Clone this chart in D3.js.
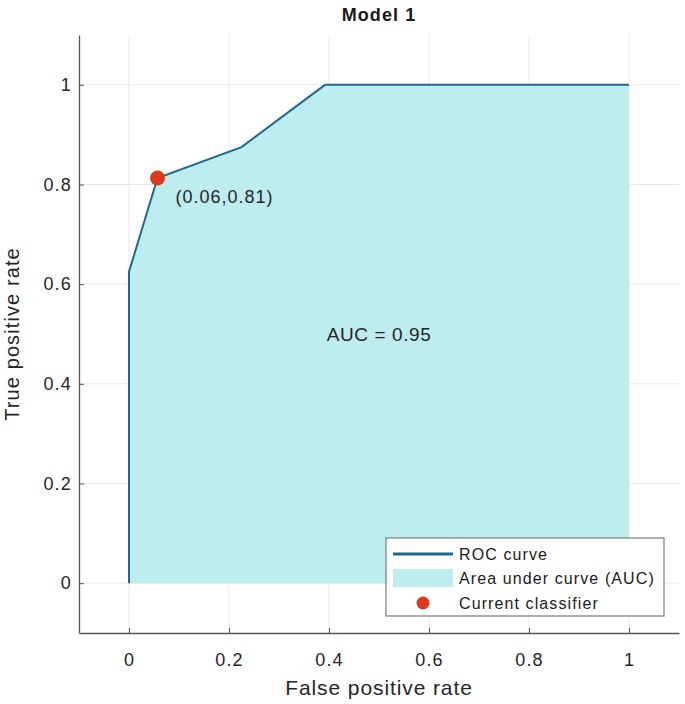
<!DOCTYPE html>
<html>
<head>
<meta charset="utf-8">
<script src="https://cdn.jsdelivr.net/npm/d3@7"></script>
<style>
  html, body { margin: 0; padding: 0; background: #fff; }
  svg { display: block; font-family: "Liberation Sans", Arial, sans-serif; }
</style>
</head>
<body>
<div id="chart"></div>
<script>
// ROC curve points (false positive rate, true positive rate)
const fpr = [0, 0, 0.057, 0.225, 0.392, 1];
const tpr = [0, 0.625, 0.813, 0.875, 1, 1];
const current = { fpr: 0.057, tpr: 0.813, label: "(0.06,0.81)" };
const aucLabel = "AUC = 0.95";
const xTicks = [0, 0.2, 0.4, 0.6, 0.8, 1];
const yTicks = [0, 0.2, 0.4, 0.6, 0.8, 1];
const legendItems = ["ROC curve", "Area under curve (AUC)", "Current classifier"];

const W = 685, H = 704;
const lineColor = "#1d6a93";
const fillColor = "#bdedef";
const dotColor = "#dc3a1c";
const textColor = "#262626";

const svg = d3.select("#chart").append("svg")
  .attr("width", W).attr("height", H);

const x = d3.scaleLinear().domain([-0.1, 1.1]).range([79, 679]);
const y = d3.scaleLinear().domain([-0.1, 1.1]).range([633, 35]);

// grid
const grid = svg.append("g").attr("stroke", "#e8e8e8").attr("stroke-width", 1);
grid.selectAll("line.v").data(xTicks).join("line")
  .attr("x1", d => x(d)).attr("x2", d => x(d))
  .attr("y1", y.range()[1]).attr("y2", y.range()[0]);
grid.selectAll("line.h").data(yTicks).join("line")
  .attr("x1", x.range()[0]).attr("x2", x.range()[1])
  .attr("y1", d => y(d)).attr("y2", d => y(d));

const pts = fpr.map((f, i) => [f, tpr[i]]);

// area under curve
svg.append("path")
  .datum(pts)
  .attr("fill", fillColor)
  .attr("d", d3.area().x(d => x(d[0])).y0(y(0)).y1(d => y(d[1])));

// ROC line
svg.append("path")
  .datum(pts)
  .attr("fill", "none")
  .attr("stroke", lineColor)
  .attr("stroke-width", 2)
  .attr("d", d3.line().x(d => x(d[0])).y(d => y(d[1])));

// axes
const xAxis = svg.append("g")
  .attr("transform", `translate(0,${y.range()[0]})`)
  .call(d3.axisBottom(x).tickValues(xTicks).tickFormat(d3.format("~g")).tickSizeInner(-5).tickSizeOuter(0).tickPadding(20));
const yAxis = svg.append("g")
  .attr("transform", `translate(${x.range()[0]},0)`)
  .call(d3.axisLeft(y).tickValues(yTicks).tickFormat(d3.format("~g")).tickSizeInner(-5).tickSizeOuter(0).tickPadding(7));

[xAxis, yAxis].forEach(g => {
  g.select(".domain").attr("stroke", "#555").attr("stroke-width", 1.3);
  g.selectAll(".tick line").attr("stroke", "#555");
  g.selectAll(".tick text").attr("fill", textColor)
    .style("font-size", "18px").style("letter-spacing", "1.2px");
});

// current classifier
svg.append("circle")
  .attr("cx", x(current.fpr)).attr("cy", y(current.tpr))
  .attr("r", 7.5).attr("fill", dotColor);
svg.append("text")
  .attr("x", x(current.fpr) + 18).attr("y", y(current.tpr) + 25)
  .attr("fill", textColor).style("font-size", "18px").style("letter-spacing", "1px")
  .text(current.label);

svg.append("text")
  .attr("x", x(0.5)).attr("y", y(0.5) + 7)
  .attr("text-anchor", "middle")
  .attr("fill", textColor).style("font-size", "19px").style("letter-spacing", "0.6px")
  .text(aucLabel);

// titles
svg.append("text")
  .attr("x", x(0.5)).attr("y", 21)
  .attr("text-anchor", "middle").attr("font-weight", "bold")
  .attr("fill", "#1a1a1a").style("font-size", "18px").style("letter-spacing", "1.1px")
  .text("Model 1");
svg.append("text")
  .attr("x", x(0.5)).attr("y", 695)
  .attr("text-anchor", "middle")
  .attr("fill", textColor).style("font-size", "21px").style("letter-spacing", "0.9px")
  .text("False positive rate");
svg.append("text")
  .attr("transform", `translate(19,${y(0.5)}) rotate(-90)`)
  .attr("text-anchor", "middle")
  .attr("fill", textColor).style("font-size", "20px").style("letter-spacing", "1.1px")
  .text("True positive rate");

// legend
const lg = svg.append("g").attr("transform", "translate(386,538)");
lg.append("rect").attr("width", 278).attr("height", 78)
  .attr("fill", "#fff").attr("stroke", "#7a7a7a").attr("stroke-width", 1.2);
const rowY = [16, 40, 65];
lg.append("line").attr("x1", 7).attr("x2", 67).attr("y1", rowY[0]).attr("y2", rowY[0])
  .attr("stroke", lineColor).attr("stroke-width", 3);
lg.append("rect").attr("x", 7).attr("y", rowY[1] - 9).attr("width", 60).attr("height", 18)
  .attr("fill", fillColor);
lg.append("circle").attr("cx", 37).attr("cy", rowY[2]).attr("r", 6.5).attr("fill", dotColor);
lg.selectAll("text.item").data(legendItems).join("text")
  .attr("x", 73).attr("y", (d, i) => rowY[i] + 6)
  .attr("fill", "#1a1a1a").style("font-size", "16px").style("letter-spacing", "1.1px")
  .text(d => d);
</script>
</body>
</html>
----------
*Task instructions*: Reproduce the material in full, word for word, and omit the pictures.

*Answer for this exercise*:
Clone this chart in D3.js.
<!DOCTYPE html>
<html>
<head>
<meta charset="utf-8">
<script src="https://cdn.jsdelivr.net/npm/d3@7"></script>
<style>
  html, body { margin: 0; padding: 0; background: #fff; }
  svg { display: block; font-family: "Liberation Sans", Arial, sans-serif; }
</style>
</head>
<body>
<div id="chart"></div>
<script>
// ROC curve points (false positive rate, true positive rate)
const fpr = [0, 0, 0.057, 0.225, 0.392, 1];
const tpr = [0, 0.625, 0.813, 0.875, 1, 1];
const current = { fpr: 0.057, tpr: 0.813, label: "(0.06,0.81)" };
const aucLabel = "AUC = 0.95";
const xTicks = [0, 0.2, 0.4, 0.6, 0.8, 1];
const yTicks = [0, 0.2, 0.4, 0.6, 0.8, 1];
const legendItems = ["ROC curve", "Area under curve (AUC)", "Current classifier"];

const W = 685, H = 704;
const lineColor = "#1d6a93";
const fillColor = "#bdedef";
const dotColor = "#dc3a1c";
const textColor = "#262626";

const svg = d3.select("#chart").append("svg")
  .attr("width", W).attr("height", H);

const x = d3.scaleLinear().domain([-0.1, 1.1]).range([79, 679]);
const y = d3.scaleLinear().domain([-0.1, 1.1]).range([633, 35]);

// grid
const grid = svg.append("g").attr("stroke", "#e8e8e8").attr("stroke-width", 1);
grid.selectAll("line.v").data(xTicks).join("line")
  .attr("x1", d => x(d)).attr("x2", d => x(d))
  .attr("y1", y.range()[1]).attr("y2", y.range()[0]);
grid.selectAll("line.h").data(yTicks).join("line")
  .attr("x1", x.range()[0]).attr("x2", x.range()[1])
  .attr("y1", d => y(d)).attr("y2", d => y(d));

const pts = fpr.map((f, i) => [f, tpr[i]]);

// area under curve
svg.append("path")
  .datum(pts)
  .attr("fill", fillColor)
  .attr("d", d3.area().x(d => x(d[0])).y0(y(0)).y1(d => y(d[1])));

// ROC line
svg.append("path")
  .datum(pts)
  .attr("fill", "none")
  .attr("stroke", lineColor)
  .attr("stroke-width", 2)
  .attr("d", d3.line().x(d => x(d[0])).y(d => y(d[1])));

// axes
const xAxis = svg.append("g")
  .attr("transform", `translate(0,${y.range()[0]})`)
  .call(d3.axisBottom(x).tickValues(xTicks).tickFormat(d3.format("~g")).tickSizeInner(-5).tickSizeOuter(0).tickPadding(20));
const yAxis = svg.append("g")
  .attr("transform", `translate(${x.range()[0]},0)`)
  .call(d3.axisLeft(y).tickValues(yTicks).tickFormat(d3.format("~g")).tickSizeInner(-5).tickSizeOuter(0).tickPadding(7));

[xAxis, yAxis].forEach(g => {
  g.select(".domain").attr("stroke", "#555").attr("stroke-width", 1.3);
  g.selectAll(".tick line").attr("stroke", "#555");
  g.selectAll(".tick text").attr("fill", textColor)
    .style("font-size", "18px").style("letter-spacing", "1.2px");
});

// current classifier
svg.append("circle")
  .attr("cx", x(current.fpr)).attr("cy", y(current.tpr))
  .attr("r", 7.5).attr("fill", dotColor);
svg.append("text")
  .attr("x", x(current.fpr) + 18).attr("y", y(current.tpr) + 25)
  .attr("fill", textColor).style("font-size", "18px").style("letter-spacing", "1px")
  .text(current.label);

svg.append("text")
  .attr("x", x(0.5)).attr("y", y(0.5) + 7)
  .attr("text-anchor", "middle")
  .attr("fill", textColor).style("font-size", "19px").style("letter-spacing", "0.6px")
  .text(aucLabel);

// titles
svg.append("text")
  .attr("x", x(0.5)).attr("y", 21)
  .attr("text-anchor", "middle").attr("font-weight", "bold")
  .attr("fill", "#1a1a1a").style("font-size", "18px").style("letter-spacing", "1.1px")
  .text("Model 1");
svg.append("text")
  .attr("x", x(0.5)).attr("y", 695)
  .attr("text-anchor", "middle")
  .attr("fill", textColor).style("font-size", "21px").style("letter-spacing", "0.9px")
  .text("False positive rate");
svg.append("text")
  .attr("transform", `translate(19,${y(0.5)}) rotate(-90)`)
  .attr("text-anchor", "middle")
  .attr("fill", textColor).style("font-size", "20px").style("letter-spacing", "1.1px")
  .text("True positive rate");

// legend
const lg = svg.append("g").attr("transform", "translate(386,538)");
lg.append("rect").attr("width", 278).attr("height", 78)
  .attr("fill", "#fff").attr("stroke", "#7a7a7a").attr("stroke-width", 1.2);
const rowY = [16, 40, 65];
lg.append("line").attr("x1", 7).attr("x2", 67).attr("y1", rowY[0]).attr("y2", rowY[0])
  .attr("stroke", lineColor).attr("stroke-width", 3);
lg.append("rect").attr("x", 7).attr("y", rowY[1] - 9).attr("width", 60).attr("height", 18)
  .attr("fill", fillColor);
lg.append("circle").attr("cx", 37).attr("cy", rowY[2]).attr("r", 6.5).attr("fill", dotColor);
lg.selectAll("text.item").data(legendItems).join("text")
  .attr("x", 73).attr("y", (d, i) => rowY[i] + 6)
  .attr("fill", "#1a1a1a").style("font-size", "16px").style("letter-spacing", "1.1px")
  .text(d => d);
</script>
</body>
</html>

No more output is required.